Saturday, February 7, 2015

NORWAY: Doctors defy law, refuse to cut

News in English (Norway)
January 22, 2015

Doctors defy new circumcision law

by Nina Berglund Since January 1st, all of Norway’s state-run hospitals have become legally obliged to offer circumcision of newborn baby boys. A majority of doctors all over the country, however, have been refusing to perform the operation that’s often part of religious rituals, claiming it’s an unnecessary surgical procedure on otherwise healthy infants.

Only one hospital in all of southeastern Norway is officially offering to circumcise newborns, according to an internal document obtained by newspaper Dagsavisen. In a response to the state health ministry’s request for a status report on circumcision, state agency Helse Sør-Øst (Health Southeast) wrote on January 16 that only the hospital in Kristiansand (Sørlandet Sykehus) offered to circumcise newborn baby boys. A few others offered circumcision only to boys more than a year old.

Strong opposition
At Akershus University Hospital (Ahus) northeast of Oslo, fully 13 of its 15 urologists have submitted written statements reserving themselves against performing circumcision. “The opposition to this emerged before the law on circumcision was approved,” Dr Anja Løvvik, leader of the urology department at Ahus, told Dagsavisen this week. “The fact that many (doctors) want to reserve themselves against this should not be unexpected.” Her colleague Dr Frode Steinar Nilsen at Ahus called circumcision “a surgical operation with no health advantages and one that, as with all surgery, carries with it a risk and a burden for the child. That’s why we don’t want to perform it.”

Doctors, however, have no right to reserve themselves against the procedure in the new law, making their resistance potentially illegal, according to state secretary Cecilie Brein-Karlsen at the health ministry. She told newspapers VG and Dagsavisen that Norway’s public health system must now offer the procedure to parents who want their baby boys circumcised. The Parliament approved the new law last year after reports that babies in Norway risked being seriously injured during circumcision rituals performed outside the health care sector. One baby boy died in Oslo in 2012.

The law was approved by a large majority in Parliament but not without controversy. Doctors’ and nurses’ professional organizations opposed it as did many individual Members of Parliament, but they followed their parties’ lines. In addition to fearing that circumcision would continue to be performed by non-health professionals in Norway, party leaders didn’t want to be seen as being either anti-Jewish or anti-Muslim, since circumcision is traditional in the Jewish and Muslim communities.

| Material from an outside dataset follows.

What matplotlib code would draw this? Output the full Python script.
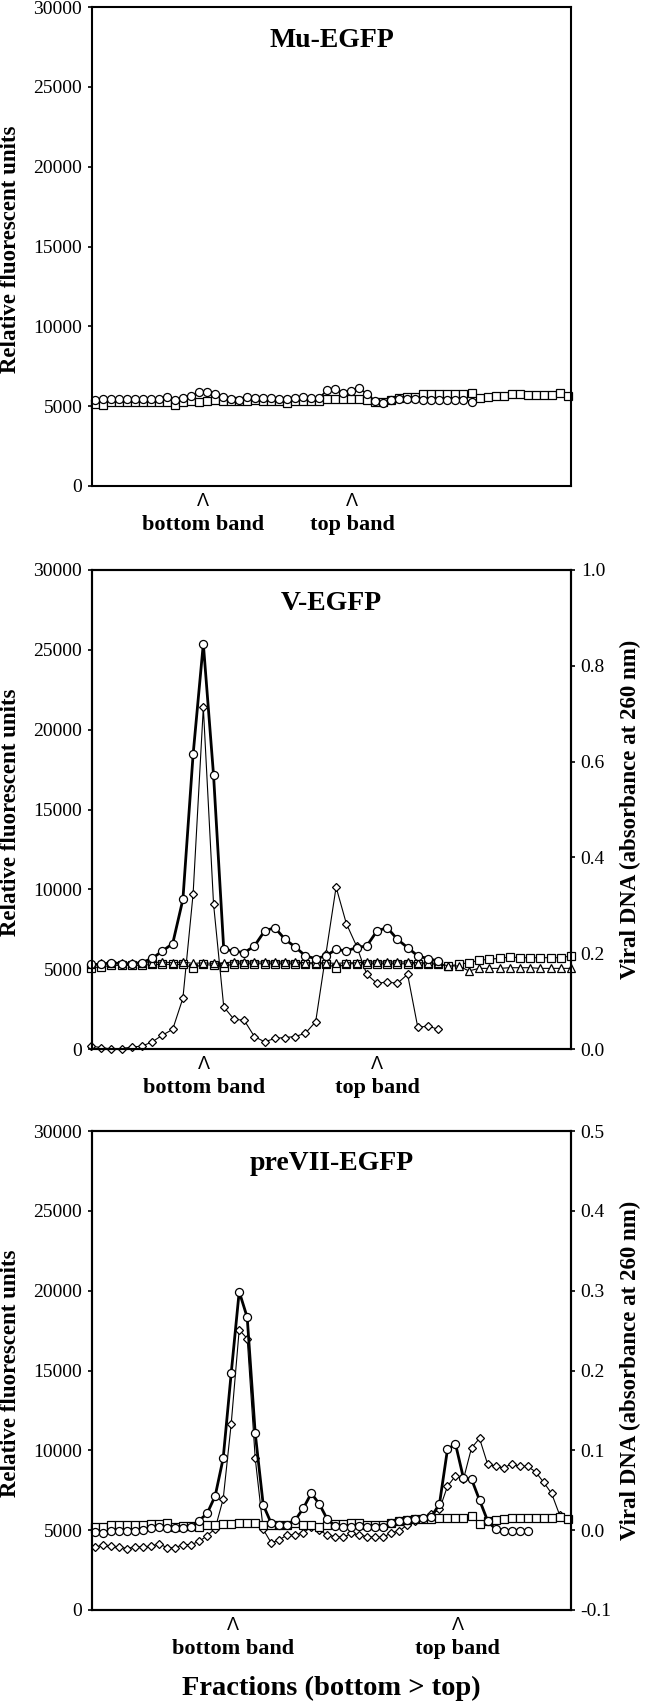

Others pointed to how millions of men around the world are circumcised including a majority of American men regardless of religious persuasion.

Fending off any ‘fear of foreigners’
“I think many (MPs) were afraid to be accused of anti-Semitism or fear of foreigners,” Jenny Klinge, an MP for the Center Party, told Dagsavisen. She unsucessfully proposed offering hospital circumcision only to males over the age of 18, when they could decide themselves if they wanted to be circumcised. Klinge added that she could understand the health care professionals’ opposition to performing circumcision: “It is in principle wrong for the state to carry out such surgery on babies. One shouldn’t cut into small children in the name of God.”

US health authorities view male circumcision positively, but their Norwegian counterparts don’t. Some doctors’ attempts to reserve themselves against performing abortions also have sparked controversy, not least last winter, but Nilsen of Ahus is adamant: “If (politicians) think they can force an entire profession to perform surgery they feel is wrong both medically and morally, I think that’s remarkable.”

Brein-Karlsen told Dagsavisen that she also understands “that this is a difficult issue.” She said hospitals should take the doctors’ objections into consideration, “but the regional health agencies are still responsible for making sure that an offer (of circumcision) is there.”

Ahus, located in Lørenskog, has estimated that parents of as many as 400 babies a year may request circumcision, and worry they won’t have the capacity to perform it. “Children who need other operations are already having to wait,” Løvvik said. “If we have to offer circumcision, they may need to wait even longer.” Ahus has told expectant parents that it will only offer the procedure after the child is a year old, at the earliest. Hospitals in Bærum, Drammen and Ringerike have set an age limit at two years, while Oslo University Sykehus was expected to start offering ritual circumcision next month, for boys over one year of age.